## [Exercise]
Only the pictures are to be left out; set down the rest of the records exactly.

━━━━━ Information provided ━━━━━

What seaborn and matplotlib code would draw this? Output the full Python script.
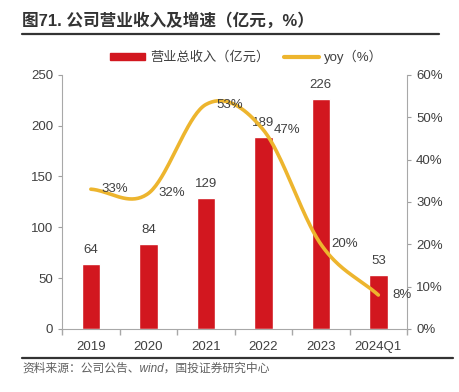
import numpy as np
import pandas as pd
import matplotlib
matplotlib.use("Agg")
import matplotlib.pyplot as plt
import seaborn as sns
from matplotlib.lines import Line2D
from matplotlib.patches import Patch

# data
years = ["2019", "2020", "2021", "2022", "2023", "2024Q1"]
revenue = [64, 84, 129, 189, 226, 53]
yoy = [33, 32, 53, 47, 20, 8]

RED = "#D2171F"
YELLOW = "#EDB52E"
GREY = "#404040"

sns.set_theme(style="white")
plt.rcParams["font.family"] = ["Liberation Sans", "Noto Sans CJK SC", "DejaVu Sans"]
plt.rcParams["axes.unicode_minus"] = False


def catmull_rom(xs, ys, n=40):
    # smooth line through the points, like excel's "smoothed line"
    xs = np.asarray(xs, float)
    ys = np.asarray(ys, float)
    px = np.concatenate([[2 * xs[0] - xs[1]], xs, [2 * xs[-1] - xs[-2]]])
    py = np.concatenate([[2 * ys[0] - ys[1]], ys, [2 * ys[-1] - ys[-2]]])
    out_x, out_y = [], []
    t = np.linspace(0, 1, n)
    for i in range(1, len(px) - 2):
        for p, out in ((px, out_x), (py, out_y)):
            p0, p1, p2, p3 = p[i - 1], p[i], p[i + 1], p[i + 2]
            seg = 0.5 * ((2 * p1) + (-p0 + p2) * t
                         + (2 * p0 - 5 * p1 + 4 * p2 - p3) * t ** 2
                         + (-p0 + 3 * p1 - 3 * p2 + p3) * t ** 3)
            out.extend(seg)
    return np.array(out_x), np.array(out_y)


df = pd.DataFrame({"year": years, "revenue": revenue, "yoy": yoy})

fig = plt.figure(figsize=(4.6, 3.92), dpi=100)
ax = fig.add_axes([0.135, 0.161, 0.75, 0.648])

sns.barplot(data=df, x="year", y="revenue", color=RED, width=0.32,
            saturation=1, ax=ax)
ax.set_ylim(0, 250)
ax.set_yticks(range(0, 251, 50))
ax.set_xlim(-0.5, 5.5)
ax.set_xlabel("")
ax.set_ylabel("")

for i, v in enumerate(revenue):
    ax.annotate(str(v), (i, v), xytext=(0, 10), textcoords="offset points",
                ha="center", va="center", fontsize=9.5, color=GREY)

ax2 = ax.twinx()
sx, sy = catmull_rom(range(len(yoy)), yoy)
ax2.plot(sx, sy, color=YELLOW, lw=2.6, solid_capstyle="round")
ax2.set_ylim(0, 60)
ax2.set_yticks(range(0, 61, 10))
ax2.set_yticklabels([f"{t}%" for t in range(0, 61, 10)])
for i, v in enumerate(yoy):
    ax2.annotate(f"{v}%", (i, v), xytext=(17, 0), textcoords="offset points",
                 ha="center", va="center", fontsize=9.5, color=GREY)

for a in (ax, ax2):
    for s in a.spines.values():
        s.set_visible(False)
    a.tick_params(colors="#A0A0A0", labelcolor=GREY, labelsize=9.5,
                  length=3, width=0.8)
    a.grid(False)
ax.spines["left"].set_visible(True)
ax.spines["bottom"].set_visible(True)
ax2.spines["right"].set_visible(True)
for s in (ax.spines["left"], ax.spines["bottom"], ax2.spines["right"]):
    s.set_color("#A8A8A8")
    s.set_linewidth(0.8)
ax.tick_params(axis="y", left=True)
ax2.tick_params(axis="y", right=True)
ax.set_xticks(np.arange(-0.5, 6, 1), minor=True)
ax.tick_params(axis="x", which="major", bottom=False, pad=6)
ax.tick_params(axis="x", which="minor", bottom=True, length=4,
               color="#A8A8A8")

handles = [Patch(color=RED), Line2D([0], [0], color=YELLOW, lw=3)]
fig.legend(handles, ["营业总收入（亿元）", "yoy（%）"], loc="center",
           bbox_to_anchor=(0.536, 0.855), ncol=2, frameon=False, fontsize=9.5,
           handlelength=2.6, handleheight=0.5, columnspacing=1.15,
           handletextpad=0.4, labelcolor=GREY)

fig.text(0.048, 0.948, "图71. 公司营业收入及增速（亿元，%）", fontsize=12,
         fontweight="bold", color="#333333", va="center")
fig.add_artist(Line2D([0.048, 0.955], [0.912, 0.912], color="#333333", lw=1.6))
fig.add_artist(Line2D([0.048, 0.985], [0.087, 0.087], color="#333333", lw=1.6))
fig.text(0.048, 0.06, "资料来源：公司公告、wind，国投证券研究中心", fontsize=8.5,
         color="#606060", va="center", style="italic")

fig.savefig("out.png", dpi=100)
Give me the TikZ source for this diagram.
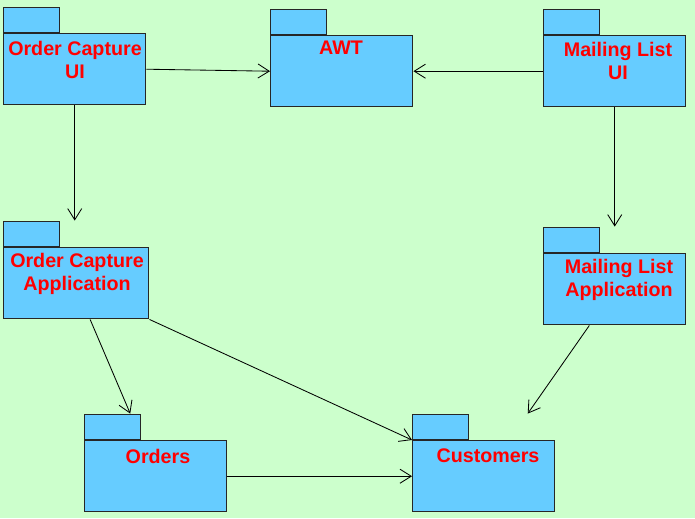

━━━━━

## [Answer to the exercise]
What seaborn and matplotlib code would draw this? Output the full Python script.
import numpy as np
import pandas as pd
import matplotlib
matplotlib.use("Agg")
import matplotlib.pyplot as plt
import seaborn as sns
from matplotlib.lines import Line2D
from matplotlib.patches import Patch

# data
years = ["2019", "2020", "2021", "2022", "2023", "2024Q1"]
revenue = [64, 84, 129, 189, 226, 53]
yoy = [33, 32, 53, 47, 20, 8]

RED = "#D2171F"
YELLOW = "#EDB52E"
GREY = "#404040"

sns.set_theme(style="white")
plt.rcParams["font.family"] = ["Liberation Sans", "Noto Sans CJK SC", "DejaVu Sans"]
plt.rcParams["axes.unicode_minus"] = False


def catmull_rom(xs, ys, n=40):
    # smooth line through the points, like excel's "smoothed line"
    xs = np.asarray(xs, float)
    ys = np.asarray(ys, float)
    px = np.concatenate([[2 * xs[0] - xs[1]], xs, [2 * xs[-1] - xs[-2]]])
    py = np.concatenate([[2 * ys[0] - ys[1]], ys, [2 * ys[-1] - ys[-2]]])
    out_x, out_y = [], []
    t = np.linspace(0, 1, n)
    for i in range(1, len(px) - 2):
        for p, out in ((px, out_x), (py, out_y)):
            p0, p1, p2, p3 = p[i - 1], p[i], p[i + 1], p[i + 2]
            seg = 0.5 * ((2 * p1) + (-p0 + p2) * t
                         + (2 * p0 - 5 * p1 + 4 * p2 - p3) * t ** 2
                         + (-p0 + 3 * p1 - 3 * p2 + p3) * t ** 3)
            out.extend(seg)
    return np.array(out_x), np.array(out_y)


df = pd.DataFrame({"year": years, "revenue": revenue, "yoy": yoy})

fig = plt.figure(figsize=(4.6, 3.92), dpi=100)
ax = fig.add_axes([0.135, 0.161, 0.75, 0.648])

sns.barplot(data=df, x="year", y="revenue", color=RED, width=0.32,
            saturation=1, ax=ax)
ax.set_ylim(0, 250)
ax.set_yticks(range(0, 251, 50))
ax.set_xlim(-0.5, 5.5)
ax.set_xlabel("")
ax.set_ylabel("")

for i, v in enumerate(revenue):
    ax.annotate(str(v), (i, v), xytext=(0, 10), textcoords="offset points",
                ha="center", va="center", fontsize=9.5, color=GREY)

ax2 = ax.twinx()
sx, sy = catmull_rom(range(len(yoy)), yoy)
ax2.plot(sx, sy, color=YELLOW, lw=2.6, solid_capstyle="round")
ax2.set_ylim(0, 60)
ax2.set_yticks(range(0, 61, 10))
ax2.set_yticklabels([f"{t}%" for t in range(0, 61, 10)])
for i, v in enumerate(yoy):
    ax2.annotate(f"{v}%", (i, v), xytext=(17, 0), textcoords="offset points",
                 ha="center", va="center", fontsize=9.5, color=GREY)

for a in (ax, ax2):
    for s in a.spines.values():
        s.set_visible(False)
    a.tick_params(colors="#A0A0A0", labelcolor=GREY, labelsize=9.5,
                  length=3, width=0.8)
    a.grid(False)
ax.spines["left"].set_visible(True)
ax.spines["bottom"].set_visible(True)
ax2.spines["right"].set_visible(True)
for s in (ax.spines["left"], ax.spines["bottom"], ax2.spines["right"]):
    s.set_color("#A8A8A8")
    s.set_linewidth(0.8)
ax.tick_params(axis="y", left=True)
ax2.tick_params(axis="y", right=True)
ax.set_xticks(np.arange(-0.5, 6, 1), minor=True)
ax.tick_params(axis="x", which="major", bottom=False, pad=6)
ax.tick_params(axis="x", which="minor", bottom=True, length=4,
               color="#A8A8A8")

handles = [Patch(color=RED), Line2D([0], [0], color=YELLOW, lw=3)]
fig.legend(handles, ["营业总收入（亿元）", "yoy（%）"], loc="center",
           bbox_to_anchor=(0.536, 0.855), ncol=2, frameon=False, fontsize=9.5,
           handlelength=2.6, handleheight=0.5, columnspacing=1.15,
           handletextpad=0.4, labelcolor=GREY)

fig.text(0.048, 0.948, "图71. 公司营业收入及增速（亿元，%）", fontsize=12,
         fontweight="bold", color="#333333", va="center")
fig.add_artist(Line2D([0.048, 0.955], [0.912, 0.912], color="#333333", lw=1.6))
fig.add_artist(Line2D([0.048, 0.985], [0.087, 0.087], color="#333333", lw=1.6))
fig.text(0.048, 0.06, "资料来源：公司公告、wind，国投证券研究中心", fontsize=8.5,
         color="#606060", va="center", style="italic")

fig.savefig("out.png", dpi=100)
Give me the TikZ source for this diagram.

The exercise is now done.